Convert NORMALIZE (Teradata) to Bigquery
Introduction
NORMALIZE is a Teradata extension to the ANSI SQL standard. When a SQL table includes a column that has a PERIOD data type, NORMALIZE combines values that meet or overlap in that column, to form a single period that consolidates multiple, individual period values.
To use NORMALIZE, at least one column in the SQL SELECT list must be of Teradata’s temporal PERIOD data type.
Bigquery currently doesn’t support the PERIOD data type in a table.

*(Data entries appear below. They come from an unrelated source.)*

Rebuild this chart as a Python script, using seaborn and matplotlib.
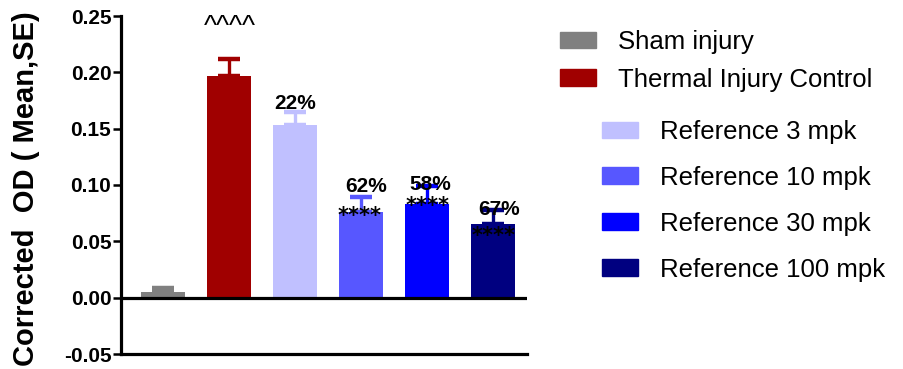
import matplotlib
matplotlib.use("Agg")
import matplotlib.pyplot as plt
from matplotlib.patches import Patch
import pandas as pd
import seaborn as sns

# ---------------------- data -----------------------
groups = ['Sham injury', 'Thermal Injury Control', 'Reference 3 mpk',
          'Reference 10 mpk', 'Reference 30 mpk', 'Reference 100 mpk']
means = [0.005, 0.197, 0.153, 0.076, 0.083, 0.065]
sems = [0.004, 0.015, 0.012, 0.013, 0.016, 0.013]
colors = ['#808080', '#A00000', '#C0C0FF', '#5757FF', '#0000FF', '#000080']

# text marks above bars: (group index, text, y value, x shift)
pct_labels = [(2, '22%', 0.172, 0.0), (3, '62%', 0.0985, 0.08),
              (4, '58%', 0.100, 0.05), (5, '67%', 0.078, 0.09)]
star_labels = [(3, '****', 0.0727, -0.03), (4, '****', 0.0816, 0.01),
               (5, '****', 0.0550, 0.0)]
caret_label = (1, '^^^^', 0.2405, 0.0)

df = pd.DataFrame({'group': groups, 'mean': means, 'sem': sems})

sns.set_style('ticks')
plt.rcParams['font.family'] = ['Liberation Sans', 'DejaVu Sans']
plt.rcParams['text.color'] = 'black'
plt.rcParams['axes.labelcolor'] = 'black'
plt.rcParams['ytick.color'] = 'black'
plt.rcParams['axes.edgecolor'] = 'black'

fig = plt.figure(figsize=(9.04, 3.69), dpi=100)
ax = fig.add_axes([121 / 904, 15 / 369, 406 / 904, 338 / 369])

sns.barplot(data=df, x='group', y='mean', hue='group', palette=colors,
            order=groups, hue_order=groups, saturation=1, width=0.667,
            linewidth=0, errorbar=None, legend=False, ax=ax)

# upward-only error bars
for i, (m, s, c) in enumerate(zip(means, sems, colors)):
    ax.errorbar(i, m, yerr=[[0], [s]], color=c, elinewidth=2.4,
                capsize=8, capthick=3.2, fmt='none', zorder=3)

for i, txt, y, dx in pct_labels:
    ax.text(i + dx, y, txt, ha='center', va='center', fontsize=15,
            fontweight='bold', zorder=5)
for i, txt, y, dx in star_labels:
    ax.text(i + dx, y, txt, ha='center', va='center', fontsize=15,
            fontweight='bold', family='DejaVu Sans', zorder=5)
i, txt, y, dx = caret_label
ax.text(i + dx, y, txt, ha='center', va='center', fontsize=20, zorder=5)

# axes
ax.axhline(0, color='black', lw=2.3, zorder=4)
ax.set_ylim(-0.05, 0.25)
ax.set_xlim(-0.644, 5.515)
ax.set_yticks([-0.05, 0.0, 0.05, 0.10, 0.15, 0.20, 0.25])
ax.set_yticklabels([f'{v:.2f}' for v in ax.get_yticks()])
ax.set_xticks([])
ax.set_xlabel('')
ax.tick_params(axis='y', length=6, width=1.8, pad=1, labelsize=15)
for lab in ax.get_yticklabels():
    lab.set_fontweight('bold')
ax.set_ylabel('Corrected  OD ( Mean,SE)', fontsize=21, fontweight='bold')
ax.yaxis.set_label_coords(-0.2, 0.488)
sns.despine(ax=ax)
ax.spines['left'].set_linewidth(2.3)
ax.spines['bottom'].set_linewidth(2.3)

# legends: controls, then dose groups
handles = [Patch(facecolor=c, edgecolor=c) for c in colors]
leg_kw = dict(frameon=False, fontsize=18.5, handlelength=1.4,
              handleheight=0.62, handletextpad=0.86, borderpad=0,
              borderaxespad=0, loc='upper left')
fig.legend(handles[:2], groups[:2], labelspacing=0.53,
           bbox_to_anchor=(560 / 904, 1 - 30 / 369), **leg_kw)
fig.legend(handles[2:], groups[2:], labelspacing=0.85,
           bbox_to_anchor=(602 / 904, 1 - 120 / 369), **leg_kw)

fig.savefig('out.png', dpi=100)
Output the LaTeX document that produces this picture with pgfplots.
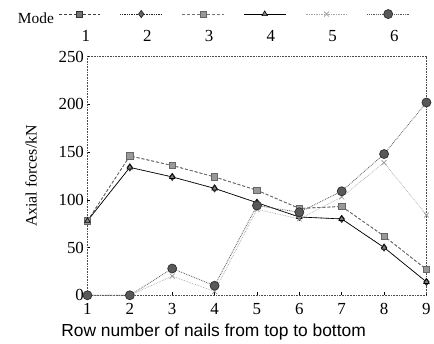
\documentclass[border=0pt]{standalone}
\usepackage{pgfplots}
\pgfplotsset{compat=1.18}
\usepackage{fontspec}
\setmainfont{Liberation Serif}
\newfontfamily\arialfont{Liberation Sans}
\pgfplotstableread{
x m1 m2 m3 m4 m5 m6
1 78 78 78 78 0 0
2 146 134 146 134 0 0
3 136 124 136 124 20 28
4 124 112 124 112 4 10
5 110 97 110 97 90 94
6 91 82 91 82 80 87
7 93 80 93 80 103 109
8 62 50 62 50 139 148
9 27 14 27 14 84 202
}\data
\begin{document}
\begin{tikzpicture}
\begin{axis}[
  scale only axis, width=341pt, height=240pt,
  xmin=1, xmax=9, ymin=0, ymax=250,
  xtick={1,...,9}, ytick={0,50,...,250},
  clip=false,
  axis line style={black!70, densely dotted, line width=0.6pt},
  tick style={black, line width=0.5pt},
  major tick length=3pt,
  tick align=inside,
  xtick pos=bottom, ytick pos=left,
  tick label style={font=\fontsize{17}{17}\selectfont},
  xticklabel style={yshift=-5pt},
  /pgf/number format/assume math mode=true,
  ylabel={\fontsize{16}{16}\selectfont Axial forces/kN},
  ylabel style={yshift=15pt},
  xlabel={\arialfont\fontsize{17.5}{17.5}\selectfont Row number of nails from top to bottom},
  xlabel style={at={(axis description cs:0.372,0)}, anchor=north, yshift=-25pt},
  legend columns=-1,
  legend style={draw=none, fill=none, inner sep=0pt,
    at={(axis description cs:-0.024,1.047)}, anchor=south west,
    font=\fontsize{17}{17}\selectfont,
    /tikz/every odd column/.style={column sep=0pt},
    /tikz/every even column/.style={column sep=49.6pt}},
  legend image code/.code={
    \draw[#1,overlay,mark repeat=2,mark phase=2] plot coordinates {(-21pt,23pt)(0pt,23pt)(21pt,23pt)};
  },
]
\addplot[black!75, densely dashed, line width=0.7pt, mark=square*, mark size=3.2pt, mark options={solid, fill=black!55, draw=black!80}] table[x=x,y=m1]{\data};
\addlegendentry{1}
\addplot[black!85, densely dotted, line width=0.7pt, mark=diamond*, mark size=3.6pt, mark options={solid, fill=black!60, draw=black!85}] table[x=x,y=m2]{\data};
\addlegendentry{2}
\addplot[black!55, densely dashed, line width=0.6pt, mark=square*, mark size=3.2pt, mark options={solid, fill=black!40, draw=black!60}] table[x=x,y=m3]{\data};
\addlegendentry{3}
\addplot[black, line width=0.6pt, mark=triangle*, mark size=3.2pt, mark options={solid, fill=black!50, draw=black}] table[x=x,y=m4]{\data};
\addlegendentry{4}
\addplot[black!35, densely dotted, line width=0.7pt, mark=x, mark size=3.5pt, mark options={solid, draw=black!40}] table[x=x,y=m5]{\data};
\addlegendentry{5}
\addplot[black!65, densely dotted, line width=0.8pt, mark=*, mark size=4.5pt, mark options={solid, fill=black!65, draw=black!80}] table[x=x,y=m6]{\data};
\addlegendentry{6}
\node[anchor=center, font=\fontsize{15.5}{15.5}\selectfont] at (axis description cs:-0.152,1.163) {Mode};
\coordinate (bl) at (axis description cs:-0.258,-0.196);
\coordinate (tr) at (axis description cs:1.0147,1.2375);
\end{axis}
\useasboundingbox (bl) rectangle (tr);
\end{tikzpicture}
\end{document}
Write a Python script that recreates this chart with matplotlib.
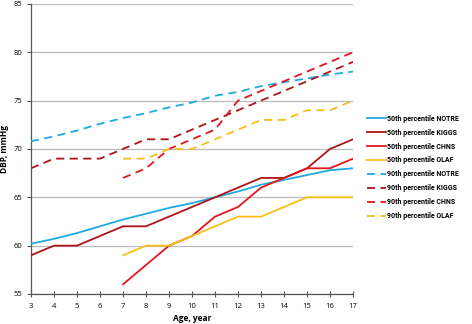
import matplotlib
matplotlib.use("Agg")
import matplotlib.pyplot as plt
from matplotlib import font_manager as fm

ages = list(range(3, 18))
ages7 = list(range(7, 18))

p50_notre = [60.2, 60.7, 61.3, 62.0, 62.7, 63.3, 63.9, 64.4, 65.0, 65.6, 66.3, 66.8, 67.3, 67.8, 68.0]
p50_kiggs = [59, 60, 60, 61, 62, 62, 63, 64, 65, 66, 67, 67, 68, 70, 71]
p50_chns = [56, 58, 60, 61, 63, 64, 66, 67, 68, 68, 69]
p50_olaf = [59, 60, 60, 61, 62, 63, 63, 64, 65, 65, 65]
p90_notre = [70.8, 71.3, 71.9, 72.6, 73.2, 73.7, 74.3, 74.8, 75.5, 75.9, 76.5, 76.9, 77.3, 77.7, 78.0]
p90_kiggs = [68, 69, 69, 69, 70, 71, 71, 72, 73, 74, 75, 76, 77, 78, 79]
p90_chns = [67, 68, 70, 71, 72, 75, 76, 77, 78, 79, 80]
p90_olaf = [69, 69, 70, 70, 71, 72, 73, 73, 74, 74, 75]

labels = ["50th percentile NOTRE", "50th percentile KIGGS", "50th percentile CHNS", "50th percentile OLAF",
          "90th percentile NOTRE", "90th percentile KIGGS", "90th percentile CHNS", "90th percentile OLAF"]

c_notre = "#1EAAE0"
c_kiggs = "#AC1418"
c_chns = "#E3161B"
c_olaf = "#F7BE1C"

plt.rcParams['font.family'] = ['Open Sans', 'DejaVu Sans']

names = {f.name for f in fm.fontManager.ttflist}
leg_family = ['Liberation Sans Narrow'] if 'Liberation Sans Narrow' in names else ['Roboto', 'DejaVu Sans']
leg_size = 6.3 if 'Liberation Sans Narrow' in names else 5.0

fig = plt.figure(figsize=(4.72, 3.24), dpi=100)
ax = fig.add_axes([0.0657, 0.0926, 0.6823, 0.8954])

lw = 1.3
dash = (0, (4.5, 3))
series = [
    (ages, p50_notre, c_notre, '-'),
    (ages, p50_kiggs, c_kiggs, '-'),
    (ages7, p50_chns, c_chns, '-'),
    (ages7, p50_olaf, c_olaf, '-'),
    (ages, p90_notre, c_notre, dash),
    (ages, p90_kiggs, c_kiggs, dash),
    (ages7, p90_chns, c_chns, dash),
    (ages7, p90_olaf, c_olaf, dash),
]
for (x, y, c, ls), lab in zip(series, labels):
    ax.plot(x, y, color=c, linestyle=ls, linewidth=lw, label=lab, zorder=3)

ax.set_xlim(3, 17)
ax.set_ylim(55, 85)
ax.set_xticks(ages)
ax.set_yticks([55, 60, 65, 70, 75, 80, 85])
ax.grid(axis='y', color='#BBBBBB', linewidth=0.9, zorder=0)
ax.set_axisbelow(True)
for s in ['top', 'right']:
    ax.spines[s].set_visible(False)
ax.spines['left'].set_color('#555555')
ax.spines['bottom'].set_color('#555555')
ax.spines['left'].set_linewidth(0.9)
ax.spines['bottom'].set_linewidth(0.9)
ax.tick_params(axis='x', direction='inout', length=5, width=0.8, color='#555555', labelsize=5.5, pad=4)
ax.tick_params(axis='y', direction='out', length=3, width=0.8, color='#555555', labelsize=5.5, pad=3)

ax.set_xlabel("Age, year", fontsize=6, fontweight='bold', labelpad=3)
ax.set_ylabel("DBP, mmHg", fontsize=6, fontweight='bold')
ax.yaxis.set_label_coords(-0.068, 0.5)

leg = fig.legend(loc='upper left', bbox_to_anchor=(0.765, 0.665), frameon=False,
                 prop={'weight': 'bold', 'size': leg_size, 'family': leg_family}, handlelength=2.7,
                 handletextpad=0.2, labelspacing=0.85)

fig.savefig("out.png", dpi=100)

Instead, we need to divide a Teradata PERIOD data field into two parts: eg) start_date and end_date
Prerequisites
- Basic knowledge of the Teradata data warehouse and its SQL syntax
- Good understanding of Bigquery and its SQL syntax
Conversion Logic
Example Scenario:
Assume in the below example, we are going to Normalize on the employee_id.Here period column is split into two parts (start_date and end_date)
The sample data looks as below
Teradata SQL:
SELECT NORMALIZE ON MEETS OR OVERLAPS emp_id, duration
FROM poc_aa_cs.Normalize_Emp_Details
ORDER BY 1,2;
Output:
Bigquery SQL:
SELECT S2.emp_id, MIN(S2.start_date) as new_start_date, MAX(S2.end_date) as new_end_date
FROM
( SELECT S1.*, SUM(GroupStartFlag) OVER (PARTITION BY emp_id ORDER BY start_date ROWS UNBOUNDED PRECEDING) As GroupID
FROM ( SELECT emp_id, start_date, end_date,(CASE WHEN start_date <= LAG(max_end_date) OVER (PARTITION BY emp_id ORDER BY start_date, end_date) THEN 0 ELSE 1 END) AS GroupStartFlag
FROM (select emp_id, start_date, end_date, max(end_date) OVER (PARTITION BY emp_id ORDER BY start_date, end_date ROWS UNBOUNDED PRECEDING) as max_end_date from `poc-env-aks.poc_aa_cs.Normalize_Emp_Details` )) S1
) S2
GROUP BY S2.emp_id, S2.GroupID
ORDER BY 1,2;
Translation Explanation:
- This LAG function returns the values for a row at a given offset above (before) the current row in the partition.
- You can use the LAG function to identify each row that begins a new period by determining if a period meets or overlaps with the previous period (0 if yes and 1 if no )
- When this flag is cumulatively summed up, it provides a group identifier that can be used in the outer Group By clause to arrive at the desired result.
- The output of S1 is as follows
- The output of S2 is as follows
After these changes, Bigquery SQL generates the same output as Teradata.